*What to do*. Return the lines that follow, exactly as they appear, from the first through the one containing "const chart = echarts.init(document.getElementById('chart'));"; no pictures are to be included.

----- Dataset extract -----

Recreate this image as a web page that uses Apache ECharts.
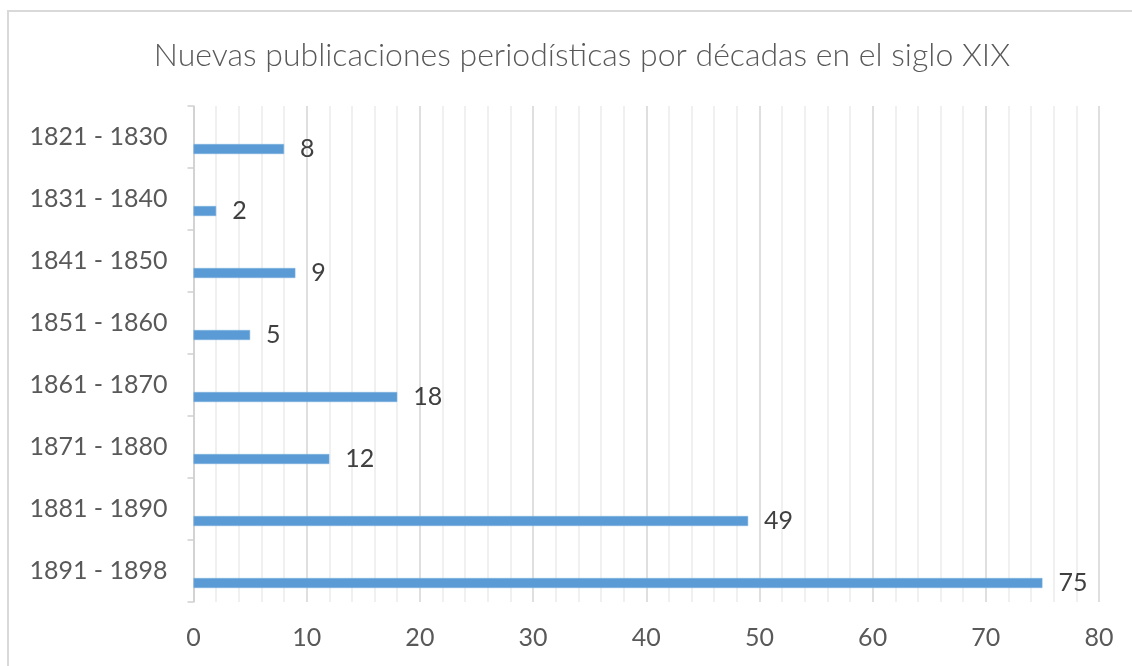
<!DOCTYPE html>
<html>
<head>
<meta charset="utf-8">
<script src="https://cdn.jsdelivr.net/npm/echarts@6/dist/echarts.min.js"></script>
<style>
  html, body { margin: 0; padding: 0; background: #fff; }
  #chart { width: 1132px; height: 666px; }
</style>
</head>
<body>
<div id="chart"></div>
<script>
// decades, top to bottom
const decades = [
  '1821 - 1830', '1831 - 1840', '1841 - 1850', '1851 - 1860',
  '1861 - 1870', '1871 - 1880', '1881 - 1890', '1891 - 1898'
];
// new periodical publications per decade
const publications = [8, 2, 9, 5, 18, 12, 49, 75];
const xTicks = [0, 10, 20, 30, 40, 50, 60, 70, 80];

const TEXT = '#595959';
const BAR = '#5b9bd5';

const chart = echarts.init(document.getElementById('chart'));

const option = {
  animation: false,
  textStyle: { fontFamily: 'Lato' },
  title: {
    text: 'Nuevas publicaciones periodísticas por décadas en el siglo XIX',
    left: 577,
    top: 35,
    textAlign: 'center',
    textStyle: { fontFamily: 'Lato', fontWeight: 300, fontSize: 32, color: TEXT }
  },
  // chart frame (cropped on the right and bottom, like the picture)
  graphic: [{
    type: 'rect',
    shape: { x: 8, y: 11, width: 1300, height: 900 },
    style: { fill: null, stroke: '#d9d9d9', lineWidth: 2 },
    silent: true,
    z: -10
  }],
  grid: { left: 193.5, right: 33, top: 106, bottom: 64, containLabel: false },
  xAxis: {
    type: 'value',
    min: xTicks[0],
    max: xTicks[xTicks.length - 1],
    interval: 10,
    axisLine: { show: false },
    axisTick: { show: false },
    axisLabel: { color: TEXT, fontSize: 25, margin: 23 },
    splitLine: { show: true, lineStyle: { color: '#d4d4d4', width: 1.5 } },
    minorTick: { show: false, splitNumber: 5 },
    minorSplitLine: { show: true, lineStyle: { color: '#ececec', width: 1.5 } }
  },
  yAxis: {
    type: 'category',
    data: decades,
    inverse: true,
    axisLine: { show: true, lineStyle: { color: '#cfcfcf', width: 1.5 } },
    axisTick: { show: true, length: 6, lineStyle: { color: '#cfcfcf', width: 1.5 } },
    axisLabel: { color: TEXT, fontSize: 25, margin: 26, padding: [0, 0, 6, 0] }
  },
  series: [
    {
      // empty slot: the visible bars sit in the lower half of each band
      name: 'vacío',
      type: 'bar',
      data: [],
      barWidth: 10,
      barGap: '140%'
    },
    {
      name: 'Publicaciones',
      type: 'bar',
      data: publications,
      barWidth: 10,
      barGap: '140%',
      itemStyle: { color: BAR, borderColor: '#7fb2e0', borderWidth: 0.5 },
      label: {
        show: true,
        position: 'right',
        distance: 16,
        color: '#404040',
        fontSize: 25
      }
    }
  ]
};

chart.setOption(option);
</script>
</body>
</html>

-----

*Correct response*.
Recreate this image as a web page that uses Apache ECharts.
<!DOCTYPE html>
<html>
<head>
<meta charset="utf-8">
<script src="https://cdn.jsdelivr.net/npm/echarts@6/dist/echarts.min.js"></script>
<style>
  html, body { margin: 0; padding: 0; background: #fff; }
  #chart { width: 1132px; height: 666px; }
</style>
</head>
<body>
<div id="chart"></div>
<script>
// decades, top to bottom
const decades = [
  '1821 - 1830', '1831 - 1840', '1841 - 1850', '1851 - 1860',
  '1861 - 1870', '1871 - 1880', '1881 - 1890', '1891 - 1898'
];
// new periodical publications per decade
const publications = [8, 2, 9, 5, 18, 12, 49, 75];
const xTicks = [0, 10, 20, 30, 40, 50, 60, 70, 80];

const TEXT = '#595959';
const BAR = '#5b9bd5';

const chart = echarts.init(document.getElementById('chart'));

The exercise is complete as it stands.